Von seinen Anfängen an war Sudermann ein Stück Poet und ein Stück Macher. Aber sehr bald bekam der Macher die Gewalt über den Poeten und verschlang ihn allmählich gänzlich. Jetzt ist nun auch der Macher fertig. Eine gewisse Mache lässt sich ja auch noch in diesem sogenannten Drama erkennen. Gleich der sozialdemokratische Agitator ist so angelegt, als wäre er eine dichterisch geschaute Gestalt, während das Bourgeoispublikum sich doch sagen soll und muss: Trotz allen Prinzipgeschwätzes ist der Kerl ein Schuft. In anderer, aber ähnlicher Weise sucht Sudermann die etwaige Antipathie des Bourgeoispublikums gegen seine feudale Egeria dadurch im Keime zu ersticken, dass er einige feudale Parteihäuptlinge im Stile des Simplizissimus als Karikaturen zeichnet. Aber diese Art Mache ist selbst für das Publikum des Berliner Luxustheaters zu trostlos. Bei der ersten Aufführung hat eine eifrige Claque äußerlich noch über die Opposition gesiegt, aber schon bei der nächsten Aufführung, der wir beiwohnten, herrschte jene Eiseskälte, die nach Sudermann eine Eigenschaft der Prinzipien ist und in diesem Falle einer prinzipiellen Ablehnung seiner Theatermache allerdings verzweifelt ähnlich sah.
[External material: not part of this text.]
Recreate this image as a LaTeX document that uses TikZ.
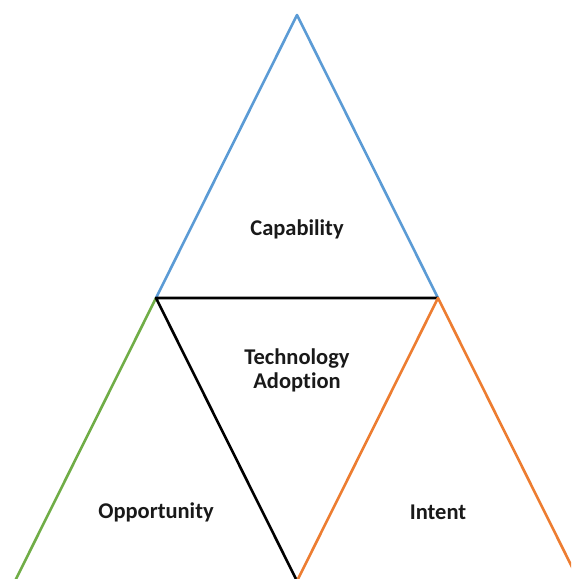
\documentclass[tikz,border=0pt]{standalone}
\usepackage{fontspec}
\setmainfont[Ligatures=NoCommon]{Carlito}
\usetikzlibrary{arrows}

\definecolor{capblue}{RGB}{91,155,213}
\definecolor{oppgreen}{RGB}{112,173,71}
\definecolor{intorange}{RGB}{237,125,49}

\begin{document}
\begin{tikzpicture}[x=1pt,y=-1pt,line width=2.6pt,line join=round,
                label node/.style={font=\bfseries\fontsize{22.5}{24}\selectfont,align=center,text=black!90}]

  \useasboundingbox (0,0) rectangle (571,579);
  \clip (0,0) rectangle (571,579);

  \coordinate (top) at (297,15);
  \coordinate (ml) at (156,298);
  \coordinate (mr) at (438,298);
  \coordinate (bl) at (15,581);
  \coordinate (bm) at (297,581);
  \coordinate (br) at (579,581);

  \node[label node] (cap) at (297,229) {Capability};
  \node[label node] (tech) at (297,370) {Technology\\Adoption};
  \node[label node] (opp) at (156,512) {Opportunity};
  \node[label node] (int) at (438,512) {Intent};

  \draw[capblue] (ml) -- (top) -- (mr);
  \draw[oppgreen] (ml) -- (bl);
  \draw[black] (mr) -- (ml) -- (bm);
  \draw[intorange] (br) -- (mr) -- (bm);
\end{tikzpicture}
\end{document}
Die Handlung des Stückes ist sinnlos, und seine Gestalten sind Marionetten, ohne einen Funken wirklichen Lebens. Es ist nicht einmal zu erkennen, an welchem Tendenzdraht Herr Sudermann sie tanzen lässt. Wollte er eine dramatisch psychologische Studie über feudale Ehrbegriffe schreiben? Dann hätte er nur die eine Wirkung erzielt, dass der triviale Duellmord im Lichte einer sehr geistreichen, menschlichen und natürlichen Sache erscheint, gegenüber den Schuld- und Sühnebegriffen, die in diesem Stücke entwickelt werden. Aber vielleicht hat Herr Sudermann etwas anderes gewollt; wer mag es wissen bei der Ohnmacht, die er bekundet, zu gestalten, was sein Herz bewegt? Wir müssen uns getrösten, dass es noch schlimmer nun eigentlich doch wohl nicht kommen kann.